Will luke support fast tokenizer

studio-ousia / luke

LUKE -- Language Understanding with Knowledge-based Embeddings

Apache License 2.0

705 stars 102 forks source link

Will luke support fast tokenizer #170

Open TrickyyH opened 1 year ago

TrickyyH commented 1 year ago

Hello everyone, I am tring to use luke-large for question answering. I met serveral issues when finetune the model by SQAUD-like data, most of the issues comes by not supporting fast tokenizer. So I am wondering if luke will support fast tokenizer in the future, or is any ways to solve the issues. Thank you so much!

abebe9849 commented 1 year ago

Hi! If you refer to the following blog, it seems that offset_mapping can be used with LUKE. It has not been confirmed whether misalignment does not occur at any time. sorry

https://srad.jp/~yasuoka/journal/651897/

tealgreen0503 commented 1 year ago

I thought the same as @TrickyyH. Apart from offset_mapping, for instance, the behaviour of return_overflowing_tokens differs between slow and fast tokenisers. As a result, it becomes difficult to handle long texts in tasks like NER and QA, which LUKE excels at.

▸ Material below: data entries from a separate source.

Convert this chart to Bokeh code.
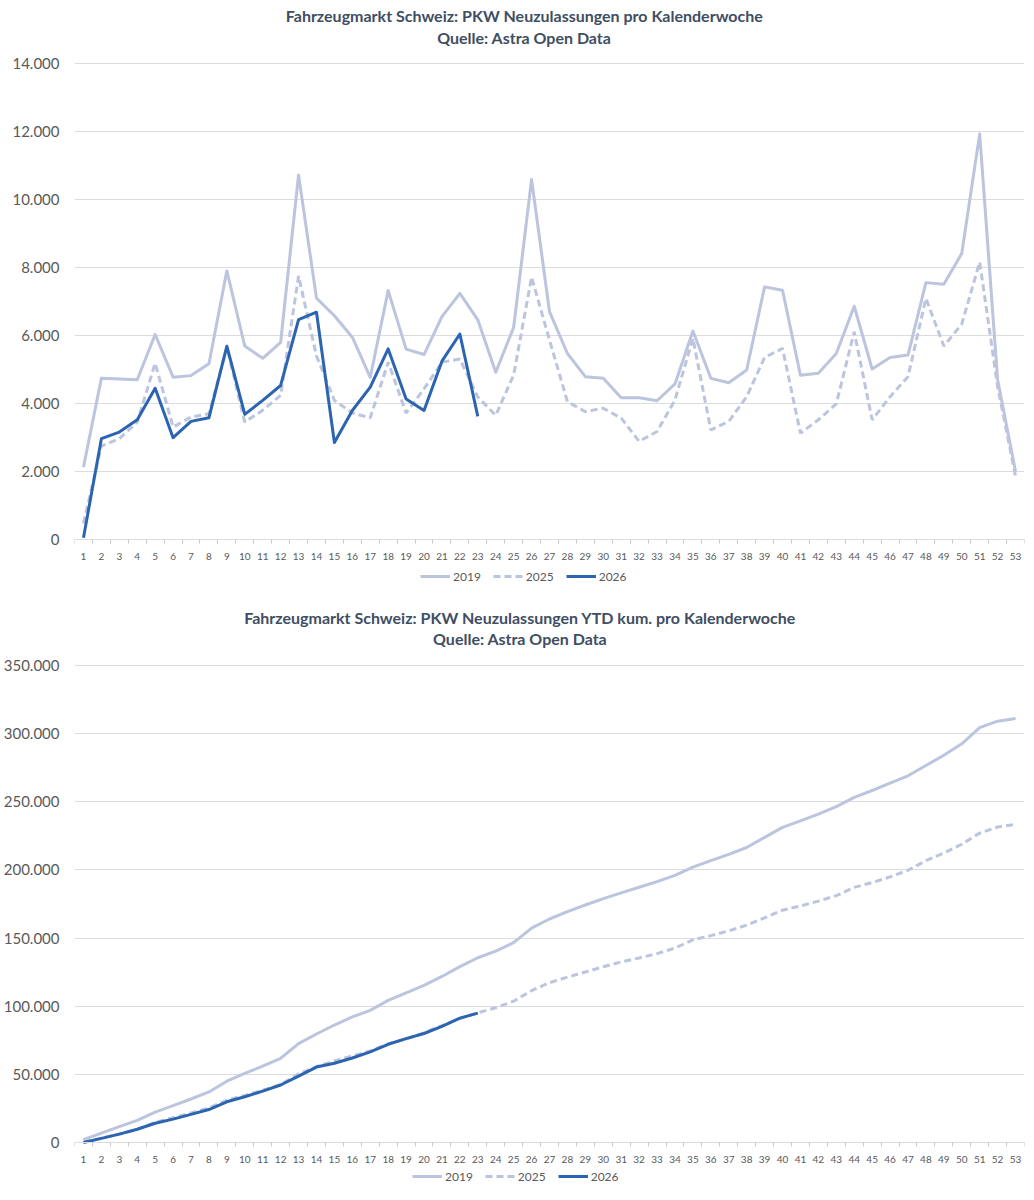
import numpy as np
from bokeh.plotting import figure
from bokeh.models import Legend, LegendItem, FixedTicker, Range1d, Label
from bokeh.layouts import column
from bokeh.embed import file_html
from bokeh.resources import INLINE

# Neuzulassungen pro Kalenderwoche
weeks = list(range(1, 54))
reg_2019 = [2130, 4740, 4720, 4700, 6030, 4775, 4820, 5170, 7900, 5690,
            5330, 5800, 10720, 7100, 6580, 5950, 4770, 7320, 5600, 5440,
            6555, 7240, 6460, 4920, 6240, 10590, 6700, 5470, 4790, 4740,
            4170, 4170, 4080, 4575, 6130, 4740, 4610, 4985, 7430, 7330,
            4830, 4890, 5470, 6860, 5015, 5350, 5425, 7555, 7510, 8410,
            11930, 4700, 2000]
reg_2025 = [470, 2750, 2965, 3450, 5185, 3310, 3600, 3700, 5650, 3455,
            3800, 4240, 7750, 5400, 4090, 3720, 3580, 5215, 3720, 4430,
            5215, 5310, 4190, 3650, 4840, 7720, 5865, 4055, 3760, 3860,
            3570, 2885, 3175, 4105, 5915, 3225, 3470, 4200, 5355, 5620,
            3130, 3520, 3990, 6110, 3520, 4200, 4790, 7090, 5690, 6335,
            8160, 4500, 1860]
reg_2026 = [50, 2965, 3160, 3520, 4450, 2995, 3475, 3580, 5685, 3680,
            4090, 4530, 6470, 6685, 2850, 3795, 4480, 5605, 4130, 3795,
            5245, 6045, 3620]

series_names = ["2019", "2025", "2026"]
weekly_ticks = [0, 2000, 4000, 6000, 8000, 10000, 12000, 14000]
cum_ticks = [0, 50000, 100000, 150000, 200000, 250000, 300000, 350000]

title_weekly = "Fahrzeugmarkt Schweiz: PKW Neuzulassungen pro Kalenderwoche"
title_cum = "Fahrzeugmarkt Schweiz: PKW Neuzulassungen YTD kum. pro Kalenderwoche"
source_text = "Quelle: Astra Open Data"

LIGHT = "#BCC4DE"
DARK = "#2B64B1"
GRID = "#DCDCDC"
TEXT = "#595959"
TITLE = "#404E63"
FONT = "Lato"
W = 1034
RIGHT = 10


def separator():
    s = figure(width=W, height=2, toolbar_location=None, tools="",
               output_backend="svg", min_border=0)
    s.axis.visible = False
    s.grid.visible = False
    s.outline_line_color = None
    s.background_fill_color = "#DEDEDE"
    s.border_fill_color = "#DEDEDE"
    return s


def make_chart(values, ticks, title, height, left, top_px, bottom_px, title_px, legend_pos):
    # the frame fills the whole height; title, axis and legend live inside it
    per_px = ticks[-1] / (bottom_px - top_px)
    y_hi = ticks[-1] + top_px * per_px
    y_lo = -(height - bottom_px) * per_px
    p = figure(width=W, height=height, toolbar_location=None, tools="",
               output_backend="svg", x_range=Range1d(0.5, 53.5),
               y_range=Range1d(y_lo, y_hi), min_border_left=left,
               min_border_right=RIGHT, min_border_top=0, min_border_bottom=0)
    p.outline_line_color = None
    p.xgrid.visible = False
    p.ygrid.ticker = FixedTicker(ticks=ticks)
    p.ygrid.grid_line_color = GRID

    p.yaxis.ticker = FixedTicker(ticks=ticks)
    p.yaxis.major_label_overrides = {t: f"{t:,}".replace(",", ".") for t in ticks}
    p.yaxis.axis_line_color = None
    p.yaxis.major_tick_line_color = None
    p.yaxis.major_tick_out = 0
    p.yaxis.minor_tick_line_color = None
    p.yaxis.major_label_standoff = 15
    p.yaxis.major_label_text_font = FONT
    p.yaxis.major_label_text_font_size = "15px"
    p.yaxis.major_label_text_color = TEXT

    p.xaxis.fixed_location = 0
    p.xaxis.ticker = FixedTicker(ticks=weeks, minor_ticks=[w - 0.5 for w in weeks] + [53.5])
    p.xaxis.axis_line_color = GRID
    p.xaxis.major_tick_line_color = None
    p.xaxis.major_tick_out = 0
    p.xaxis.minor_tick_line_color = "#C8C8C8"
    p.xaxis.minor_tick_in = 0
    p.xaxis.minor_tick_out = 4
    p.xaxis.major_label_standoff = 9
    p.xaxis.major_label_text_font = FONT
    p.xaxis.major_label_text_font_size = "10px"
    p.xaxis.major_label_text_color = TEXT

    r19 = p.line(weeks, values[0], line_color=LIGHT, line_width=3, line_join="round")
    r25 = p.line(weeks, values[1], line_color=LIGHT, line_width=3, line_dash="7 4")
    r26 = p.line(weeks[:len(values[2])], values[2], line_color=DARK, line_width=3,
                 line_join="round")

    legend = Legend(items=[LegendItem(label=n, renderers=[r]) for n, r in
                           zip(series_names, [r19, r25, r26])],
                    location=legend_pos, orientation="horizontal")
    legend.border_line_color = None
    legend.background_fill_alpha = 0
    legend.padding = 0
    legend.margin = 0
    legend.spacing = 12
    legend.glyph_width = 30
    legend.glyph_height = 16
    legend.label_height = 16
    legend.label_standoff = 3
    legend.label_text_font = FONT
    legend.label_text_font_size = "12px"
    legend.label_text_color = TEXT
    p.add_layout(legend, "center")

    # two title lines, centred on the whole chart width
    frame_w = W - left - RIGHT
    cx = 27 + (W / 2 - (left + frame_w / 2)) * 53 / frame_w
    for txt, px in zip([title, source_text], title_px):
        p.add_layout(Label(x=cx, y=y_hi - px * per_px, text=txt, text_align="center",
                           text_baseline="alphabetic", text_font=FONT,
                           text_font_style="bold", text_font_size="16px",
                           text_color=TITLE))
    return p


top_chart = make_chart([reg_2019, reg_2025, reg_2026], weekly_ticks, title_weekly,
                       596, 61, 63, 539, (14.5, 37), (346, 12))
bottom_chart = make_chart([np.cumsum(reg_2019), np.cumsum(reg_2025), np.cumsum(reg_2026)],
                          cum_ticks, title_cum, 598, 69, 67, 544, (18.5, 39.5), (338, 12))

page = column(top_chart, separator(), bottom_chart, separator(), spacing=0)
open("out.html", "w").write(file_html(page, INLINE))
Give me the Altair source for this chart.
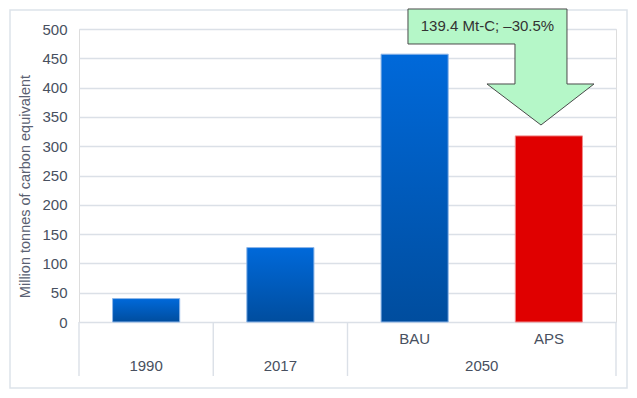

I would be pleased if you could accommodate the fast tokeniser.

ryokan0123 commented 1 year ago

One possible workaround is to use the fast version of the base tokenizer, such as the Fast version of RobertaTokenizer, which LukeTokenizer is based on 'they have the same subword vocabulary).

However, this approach may not support entity-related outputs, which would require additional code to be written.